Data shown:
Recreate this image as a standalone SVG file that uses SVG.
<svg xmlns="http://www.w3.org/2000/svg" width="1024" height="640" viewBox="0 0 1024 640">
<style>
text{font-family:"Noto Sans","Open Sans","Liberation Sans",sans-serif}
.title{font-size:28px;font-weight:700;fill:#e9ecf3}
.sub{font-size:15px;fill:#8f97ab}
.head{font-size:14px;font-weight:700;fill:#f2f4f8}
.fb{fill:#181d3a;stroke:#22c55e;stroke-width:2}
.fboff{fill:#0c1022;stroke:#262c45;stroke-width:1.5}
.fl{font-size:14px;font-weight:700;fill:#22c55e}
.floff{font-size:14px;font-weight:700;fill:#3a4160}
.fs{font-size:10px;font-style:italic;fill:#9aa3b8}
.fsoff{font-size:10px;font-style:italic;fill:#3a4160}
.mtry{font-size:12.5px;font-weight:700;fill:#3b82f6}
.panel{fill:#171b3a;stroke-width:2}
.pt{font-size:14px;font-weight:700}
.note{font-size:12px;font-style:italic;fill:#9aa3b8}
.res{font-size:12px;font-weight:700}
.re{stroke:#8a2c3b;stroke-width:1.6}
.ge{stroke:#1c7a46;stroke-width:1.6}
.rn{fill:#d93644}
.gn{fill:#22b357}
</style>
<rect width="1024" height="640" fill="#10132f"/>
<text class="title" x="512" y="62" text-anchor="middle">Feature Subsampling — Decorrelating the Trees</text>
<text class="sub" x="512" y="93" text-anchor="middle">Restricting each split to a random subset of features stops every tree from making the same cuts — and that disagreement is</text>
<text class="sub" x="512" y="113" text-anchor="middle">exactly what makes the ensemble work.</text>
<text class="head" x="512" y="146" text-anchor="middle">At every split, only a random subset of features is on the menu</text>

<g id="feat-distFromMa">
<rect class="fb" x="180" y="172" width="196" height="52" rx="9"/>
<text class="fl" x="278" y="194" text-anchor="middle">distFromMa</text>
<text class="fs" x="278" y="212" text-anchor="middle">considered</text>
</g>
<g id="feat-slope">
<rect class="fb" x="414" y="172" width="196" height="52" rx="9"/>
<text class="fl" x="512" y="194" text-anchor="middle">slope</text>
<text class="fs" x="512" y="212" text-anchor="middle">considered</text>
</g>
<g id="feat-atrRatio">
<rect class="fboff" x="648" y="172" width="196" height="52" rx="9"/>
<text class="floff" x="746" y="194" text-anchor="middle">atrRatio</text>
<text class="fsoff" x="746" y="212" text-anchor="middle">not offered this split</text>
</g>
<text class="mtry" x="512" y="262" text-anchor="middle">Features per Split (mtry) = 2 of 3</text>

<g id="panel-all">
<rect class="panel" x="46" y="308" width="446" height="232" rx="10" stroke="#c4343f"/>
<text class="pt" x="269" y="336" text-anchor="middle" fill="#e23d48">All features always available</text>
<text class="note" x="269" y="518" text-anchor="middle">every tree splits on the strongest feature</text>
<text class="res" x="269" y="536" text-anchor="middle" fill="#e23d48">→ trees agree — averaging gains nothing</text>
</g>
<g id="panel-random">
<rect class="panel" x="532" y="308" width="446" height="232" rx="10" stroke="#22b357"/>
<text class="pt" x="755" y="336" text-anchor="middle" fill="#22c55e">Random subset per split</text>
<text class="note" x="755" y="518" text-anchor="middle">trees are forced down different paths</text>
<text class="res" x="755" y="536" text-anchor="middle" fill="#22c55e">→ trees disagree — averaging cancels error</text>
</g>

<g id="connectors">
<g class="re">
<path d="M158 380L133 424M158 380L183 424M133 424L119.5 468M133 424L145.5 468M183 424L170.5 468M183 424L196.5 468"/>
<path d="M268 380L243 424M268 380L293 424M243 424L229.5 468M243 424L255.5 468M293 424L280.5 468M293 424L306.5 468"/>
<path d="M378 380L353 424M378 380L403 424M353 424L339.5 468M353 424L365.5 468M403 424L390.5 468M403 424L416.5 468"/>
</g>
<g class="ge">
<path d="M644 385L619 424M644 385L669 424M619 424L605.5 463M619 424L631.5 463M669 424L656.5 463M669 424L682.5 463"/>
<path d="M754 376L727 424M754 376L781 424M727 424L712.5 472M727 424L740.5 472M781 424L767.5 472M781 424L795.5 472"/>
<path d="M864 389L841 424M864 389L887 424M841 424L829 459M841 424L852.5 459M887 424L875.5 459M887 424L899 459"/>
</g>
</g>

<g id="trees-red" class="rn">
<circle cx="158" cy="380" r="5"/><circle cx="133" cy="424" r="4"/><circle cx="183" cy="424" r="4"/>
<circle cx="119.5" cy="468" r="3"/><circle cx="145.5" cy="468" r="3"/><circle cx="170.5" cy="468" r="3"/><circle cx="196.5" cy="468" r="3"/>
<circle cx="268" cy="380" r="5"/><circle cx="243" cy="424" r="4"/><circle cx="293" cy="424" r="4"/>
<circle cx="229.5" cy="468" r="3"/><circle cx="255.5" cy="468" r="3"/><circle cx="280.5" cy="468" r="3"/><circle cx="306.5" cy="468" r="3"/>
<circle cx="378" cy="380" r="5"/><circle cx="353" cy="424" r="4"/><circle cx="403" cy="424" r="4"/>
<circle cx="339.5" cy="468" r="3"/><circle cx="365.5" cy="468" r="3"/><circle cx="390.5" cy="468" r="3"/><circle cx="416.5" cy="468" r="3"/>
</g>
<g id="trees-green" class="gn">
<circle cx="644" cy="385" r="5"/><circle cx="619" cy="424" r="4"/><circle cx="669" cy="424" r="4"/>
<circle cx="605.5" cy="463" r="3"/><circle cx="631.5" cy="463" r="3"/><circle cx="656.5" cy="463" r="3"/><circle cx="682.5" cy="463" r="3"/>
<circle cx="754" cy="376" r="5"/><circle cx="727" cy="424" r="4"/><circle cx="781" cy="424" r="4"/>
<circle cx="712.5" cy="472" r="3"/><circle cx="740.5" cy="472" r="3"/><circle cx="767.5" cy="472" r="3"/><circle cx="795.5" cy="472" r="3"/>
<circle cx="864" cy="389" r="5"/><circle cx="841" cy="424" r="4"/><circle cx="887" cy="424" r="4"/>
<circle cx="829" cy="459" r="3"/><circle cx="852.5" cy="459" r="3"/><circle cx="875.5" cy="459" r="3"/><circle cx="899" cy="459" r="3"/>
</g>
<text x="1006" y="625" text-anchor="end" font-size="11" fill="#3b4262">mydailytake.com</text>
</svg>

The request: All of the data above should be transcribed exactly.

Written reply:
Recreate this image as a standalone SVG file that uses SVG.
<svg xmlns="http://www.w3.org/2000/svg" width="1024" height="640" viewBox="0 0 1024 640">
<style>
text{font-family:"Noto Sans","Open Sans","Liberation Sans",sans-serif}
.title{font-size:28px;font-weight:700;fill:#e9ecf3}
.sub{font-size:15px;fill:#8f97ab}
.head{font-size:14px;font-weight:700;fill:#f2f4f8}
.fb{fill:#181d3a;stroke:#22c55e;stroke-width:2}
.fboff{fill:#0c1022;stroke:#262c45;stroke-width:1.5}
.fl{font-size:14px;font-weight:700;fill:#22c55e}
.floff{font-size:14px;font-weight:700;fill:#3a4160}
.fs{font-size:10px;font-style:italic;fill:#9aa3b8}
.fsoff{font-size:10px;font-style:italic;fill:#3a4160}
.mtry{font-size:12.5px;font-weight:700;fill:#3b82f6}
.panel{fill:#171b3a;stroke-width:2}
.pt{font-size:14px;font-weight:700}
.note{font-size:12px;font-style:italic;fill:#9aa3b8}
.res{font-size:12px;font-weight:700}
.re{stroke:#8a2c3b;stroke-width:1.6}
.ge{stroke:#1c7a46;stroke-width:1.6}
.rn{fill:#d93644}
.gn{fill:#22b357}
</style>
<rect width="1024" height="640" fill="#10132f"/>
<text class="title" x="512" y="62" text-anchor="middle">Feature Subsampling — Decorrelating the Trees</text>
<text class="sub" x="512" y="93" text-anchor="middle">Restricting each split to a random subset of features stops every tree from making the same cuts — and that disagreement is</text>
<text class="sub" x="512" y="113" text-anchor="middle">exactly what makes the ensemble work.</text>
<text class="head" x="512" y="146" text-anchor="middle">At every split, only a random subset of features is on the menu</text>

<g id="feat-distFromMa">
<rect class="fb" x="180" y="172" width="196" height="52" rx="9"/>
<text class="fl" x="278" y="194" text-anchor="middle">distFromMa</text>
<text class="fs" x="278" y="212" text-anchor="middle">considered</text>
</g>
<g id="feat-slope">
<rect class="fb" x="414" y="172" width="196" height="52" rx="9"/>
<text class="fl" x="512" y="194" text-anchor="middle">slope</text>
<text class="fs" x="512" y="212" text-anchor="middle">considered</text>
</g>
<g id="feat-atrRatio">
<rect class="fboff" x="648" y="172" width="196" height="52" rx="9"/>
<text class="floff" x="746" y="194" text-anchor="middle">atrRatio</text>
<text class="fsoff" x="746" y="212" text-anchor="middle">not offered this split</text>
</g>
<text class="mtry" x="512" y="262" text-anchor="middle">Features per Split (mtry) = 2 of 3</text>

<g id="panel-all">
<rect class="panel" x="46" y="308" width="446" height="232" rx="10" stroke="#c4343f"/>
<text class="pt" x="269" y="336" text-anchor="middle" fill="#e23d48">All features always available</text>
<text class="note" x="269" y="518" text-anchor="middle">every tree splits on the strongest feature</text>
<text class="res" x="269" y="536" text-anchor="middle" fill="#e23d48">→ trees agree — averaging gains nothing</text>
</g>
<g id="panel-random">
<rect class="panel" x="532" y="308" width="446" height="232" rx="10" stroke="#22b357"/>
<text class="pt" x="755" y="336" text-anchor="middle" fill="#22c55e">Random subset per split</text>
<text class="note" x="755" y="518" text-anchor="middle">trees are forced down different paths</text>
<text class="res" x="755" y="536" text-anchor="middle" fill="#22c55e">→ trees disagree — averaging cancels error</text>
</g>

<g id="connectors">
<g class="re">
<path d="M158 380L133 424M158 380L183 424M133 424L119.5 468M133 424L145.5 468M183 424L170.5 468M183 424L196.5 468"/>
<path d="M268 380L243 424M268 380L293 424M243 424L229.5 468M243 424L255.5 468M293 424L280.5 468M293 424L306.5 468"/>
<path d="M378 380L353 424M378 380L403 424M353 424L339.5 468M353 424L365.5 468M403 424L390.5 468M403 424L416.5 468"/>
</g>
<g class="ge">
<path d="M644 385L619 424M644 385L669 424M619 424L605.5 463M619 424L631.5 463M669 424L656.5 463M669 424L682.5 463"/>
<path d="M754 376L727 424M754 376L781 424M727 424L712.5 472M727 424L740.5 472M781 424L767.5 472M781 424L795.5 472"/>
<path d="M864 389L841 424M864 389L887 424M841 424L829 459M841 424L852.5 459M887 424L875.5 459M887 424L899 459"/>
</g>
</g>

<g id="trees-red" class="rn">
<circle cx="158" cy="380" r="5"/><circle cx="133" cy="424" r="4"/><circle cx="183" cy="424" r="4"/>
<circle cx="119.5" cy="468" r="3"/><circle cx="145.5" cy="468" r="3"/><circle cx="170.5" cy="468" r="3"/><circle cx="196.5" cy="468" r="3"/>
<circle cx="268" cy="380" r="5"/><circle cx="243" cy="424" r="4"/><circle cx="293" cy="424" r="4"/>
<circle cx="229.5" cy="468" r="3"/><circle cx="255.5" cy="468" r="3"/><circle cx="280.5" cy="468" r="3"/><circle cx="306.5" cy="468" r="3"/>
<circle cx="378" cy="380" r="5"/><circle cx="353" cy="424" r="4"/><circle cx="403" cy="424" r="4"/>
<circle cx="339.5" cy="468" r="3"/><circle cx="365.5" cy="468" r="3"/><circle cx="390.5" cy="468" r="3"/><circle cx="416.5" cy="468" r="3"/>
</g>
<g id="trees-green" class="gn">
<circle cx="644" cy="385" r="5"/><circle cx="619" cy="424" r="4"/><circle cx="669" cy="424" r="4"/>
<circle cx="605.5" cy="463" r="3"/><circle cx="631.5" cy="463" r="3"/><circle cx="656.5" cy="463" r="3"/><circle cx="682.5" cy="463" r="3"/>
<circle cx="754" cy="376" r="5"/><circle cx="727" cy="424" r="4"/><circle cx="781" cy="424" r="4"/>
<circle cx="712.5" cy="472" r="3"/><circle cx="740.5" cy="472" r="3"/><circle cx="767.5" cy="472" r="3"/><circle cx="795.5" cy="472" r="3"/>
<circle cx="864" cy="389" r="5"/><circle cx="841" cy="424" r="4"/><circle cx="887" cy="424" r="4"/>
<circle cx="829" cy="459" r="3"/><circle cx="852.5" cy="459" r="3"/><circle cx="875.5" cy="459" r="3"/><circle cx="899" cy="459" r="3"/>
</g>
<text x="1006" y="625" text-anchor="end" font-size="11" fill="#3b4262">mydailytake.com</text>
</svg>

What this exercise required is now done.